[Start]
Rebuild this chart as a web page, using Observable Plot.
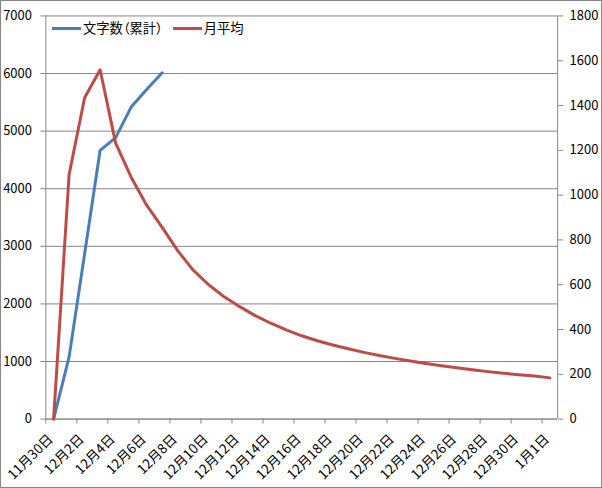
<!DOCTYPE html>
<html><head><meta charset="utf-8">
<script src="https://cdn.jsdelivr.net/npm/d3@7"></script>
<script src="https://cdn.jsdelivr.net/npm/@observablehq/plot@0.6"></script>
<style>
body{margin:0;background:#fff}
#chart{position:relative;width:602px;height:488px;box-sizing:border-box;border:1px solid #868686;overflow:hidden;background:#fff}
#chart svg{position:absolute;left:-1px;top:-1px}
#legend{position:absolute;left:51px;top:18px;display:flex;align-items:center;font-family:'Noto Sans CJK JP';font-size:13.3px;font-feature-settings:"palt";color:#000;line-height:18px}
#legend .sw{display:inline-block;width:29px;height:3px;margin-right:2px}
#legend .it{display:flex;align-items:center;margin-right:10px}
</style></head><body><div id="chart"><div id="legend"></div></div>
<script>
const categories = ["11月30日","12月1日","12月2日","12月3日","12月4日","12月5日","12月6日","12月7日","12月8日","12月9日","12月10日","12月11日","12月12日","12月13日","12月14日","12月15日","12月16日","12月17日","12月18日","12月19日","12月20日","12月21日","12月22日","12月23日","12月24日","12月25日","12月26日","12月27日","12月28日","12月29日","12月30日","12月31日","1月1日"];
const seriesNames = ["文字数（累計）","月平均"];
const seriesColors = ["#4A7EBB","#BE4B48"];
const cumulative = [0,1080,2870,4667,4886,5418,5724,6012];
const monthlyAvg = [0,1092,1435,1560,1232,1080,955,856,752,665,600,546,502,462,428,398,372,350,331,314,298,284,271,259,248,238,229,220,212,205,198,192,184];
const leftTicks = [0,1000,2000,3000,4000,5000,6000,7000];
const rightTicks = [0,200,400,600,800,1000,1200,1400,1600,1800];
const leftMax = 7000, rightMax = 1800;

const k = leftMax / rightMax;
const blueData = cumulative.map((v, i) => ({i, v}));
const redData = monthlyAvg.map((v, i) => ({i, v: v * k}));
const n = categories.length;
const boundaryTicks = d3.range(-0.5, n - 0.5, 2);
const labelTicks = d3.range(0, n, 2);
const gray = "#868686";

const chart = Plot.plot({
  width: 602, height: 488,
  marginLeft: 45.5, marginRight: 43, marginTop: 15.5, marginBottom: 68,
  x: {type: "linear", domain: [-0.5, n - 0.5]},
  y: {domain: [0, leftMax]},
  style: {fontFamily: "'Noto Sans CJK JP'", fontSize: "13px", color: "#000", background: "transparent"},
  marks: [
    Plot.gridY(leftTicks, {stroke: gray, strokeOpacity: 1}),
    Plot.ruleX([-0.5, n - 0.5], {stroke: gray}),
    Plot.ruleY([0], {stroke: gray}),
    Plot.axisY(leftTicks, {anchor: "left", tickSize: 5, tickPadding: 9, stroke: gray, fill: "#000", fontSize: 13, label: null, tickFormat: d => String(d)}),
    Plot.axisY(rightTicks.map(v => v * k), {anchor: "right", tickSize: 5, tickPadding: 7, stroke: gray, fill: "#000", fontSize: 13, label: null, tickFormat: d => String(Math.round(d / k))}),
    Plot.axisX(boundaryTicks, {anchor: "bottom", tickSize: 5, stroke: gray, tickFormat: () => "", label: null}),
    Plot.text(labelTicks, {x: d => d, y: () => 0, text: d => categories[d], rotate: -45, textAnchor: "end", dx: -3, dy: 18, fontSize: 13.5, fill: "#000"}),
    Plot.lineY(blueData, {x: "i", y: "v", stroke: seriesColors[0], strokeWidth: 3, strokeLinejoin: "round"}),
    Plot.lineY(redData, {x: "i", y: "v", stroke: seriesColors[1], strokeWidth: 3, strokeLinejoin: "round"})
  ]
});
document.getElementById("chart").insertBefore(chart, document.getElementById("legend"));
const legend = document.getElementById("legend");
seriesNames.forEach((name, j) => {
  const it = document.createElement("span");
  it.className = "it";
  it.innerHTML = `<span class="sw" style="background:${seriesColors[j]}"></span><span>${name}</span>`;
  legend.appendChild(it);
});
</script>
</body></html>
[End]
REQUEST: Restate the whole listing above exactly, except for its images.

ANSWER TO THIS EXERCISE:
Rebuild this chart as a web page, using Observable Plot.
<!DOCTYPE html>
<html><head><meta charset="utf-8">
<script src="https://cdn.jsdelivr.net/npm/d3@7"></script>
<script src="https://cdn.jsdelivr.net/npm/@observablehq/plot@0.6"></script>
<style>
body{margin:0;background:#fff}
#chart{position:relative;width:602px;height:488px;box-sizing:border-box;border:1px solid #868686;overflow:hidden;background:#fff}
#chart svg{position:absolute;left:-1px;top:-1px}
#legend{position:absolute;left:51px;top:18px;display:flex;align-items:center;font-family:'Noto Sans CJK JP';font-size:13.3px;font-feature-settings:"palt";color:#000;line-height:18px}
#legend .sw{display:inline-block;width:29px;height:3px;margin-right:2px}
#legend .it{display:flex;align-items:center;margin-right:10px}
</style></head><body><div id="chart"><div id="legend"></div></div>
<script>
const categories = ["11月30日","12月1日","12月2日","12月3日","12月4日","12月5日","12月6日","12月7日","12月8日","12月9日","12月10日","12月11日","12月12日","12月13日","12月14日","12月15日","12月16日","12月17日","12月18日","12月19日","12月20日","12月21日","12月22日","12月23日","12月24日","12月25日","12月26日","12月27日","12月28日","12月29日","12月30日","12月31日","1月1日"];
const seriesNames = ["文字数（累計）","月平均"];
const seriesColors = ["#4A7EBB","#BE4B48"];
const cumulative = [0,1080,2870,4667,4886,5418,5724,6012];
const monthlyAvg = [0,1092,1435,1560,1232,1080,955,856,752,665,600,546,502,462,428,398,372,350,331,314,298,284,271,259,248,238,229,220,212,205,198,192,184];
const leftTicks = [0,1000,2000,3000,4000,5000,6000,7000];
const rightTicks = [0,200,400,600,800,1000,1200,1400,1600,1800];
const leftMax = 7000, rightMax = 1800;

const k = leftMax / rightMax;
const blueData = cumulative.map((v, i) => ({i, v}));
const redData = monthlyAvg.map((v, i) => ({i, v: v * k}));
const n = categories.length;
const boundaryTicks = d3.range(-0.5, n - 0.5, 2);
const labelTicks = d3.range(0, n, 2);
const gray = "#868686";

const chart = Plot.plot({
  width: 602, height: 488,
  marginLeft: 45.5, marginRight: 43, marginTop: 15.5, marginBottom: 68,
  x: {type: "linear", domain: [-0.5, n - 0.5]},
  y: {domain: [0, leftMax]},
  style: {fontFamily: "'Noto Sans CJK JP'", fontSize: "13px", color: "#000", background: "transparent"},
  marks: [
    Plot.gridY(leftTicks, {stroke: gray, strokeOpacity: 1}),
    Plot.ruleX([-0.5, n - 0.5], {stroke: gray}),
    Plot.ruleY([0], {stroke: gray}),
    Plot.axisY(leftTicks, {anchor: "left", tickSize: 5, tickPadding: 9, stroke: gray, fill: "#000", fontSize: 13, label: null, tickFormat: d => String(d)}),
    Plot.axisY(rightTicks.map(v => v * k), {anchor: "right", tickSize: 5, tickPadding: 7, stroke: gray, fill: "#000", fontSize: 13, label: null, tickFormat: d => String(Math.round(d / k))}),
    Plot.axisX(boundaryTicks, {anchor: "bottom", tickSize: 5, stroke: gray, tickFormat: () => "", label: null}),
    Plot.text(labelTicks, {x: d => d, y: () => 0, text: d => categories[d], rotate: -45, textAnchor: "end", dx: -3, dy: 18, fontSize: 13.5, fill: "#000"}),
    Plot.lineY(blueData, {x: "i", y: "v", stroke: seriesColors[0], strokeWidth: 3, strokeLinejoin: "round"}),
    Plot.lineY(redData, {x: "i", y: "v", stroke: seriesColors[1], strokeWidth: 3, strokeLinejoin: "round"})
  ]
});
document.getElementById("chart").insertBefore(chart, document.getElementById("legend"));
const legend = document.getElementById("legend");
seriesNames.forEach((name, j) => {
  const it = document.createElement("span");
  it.className = "it";
  it.innerHTML = `<span class="sw" style="background:${seriesColors[j]}"></span><span>${name}</span>`;
  legend.appendChild(it);
});
</script>
</body></html>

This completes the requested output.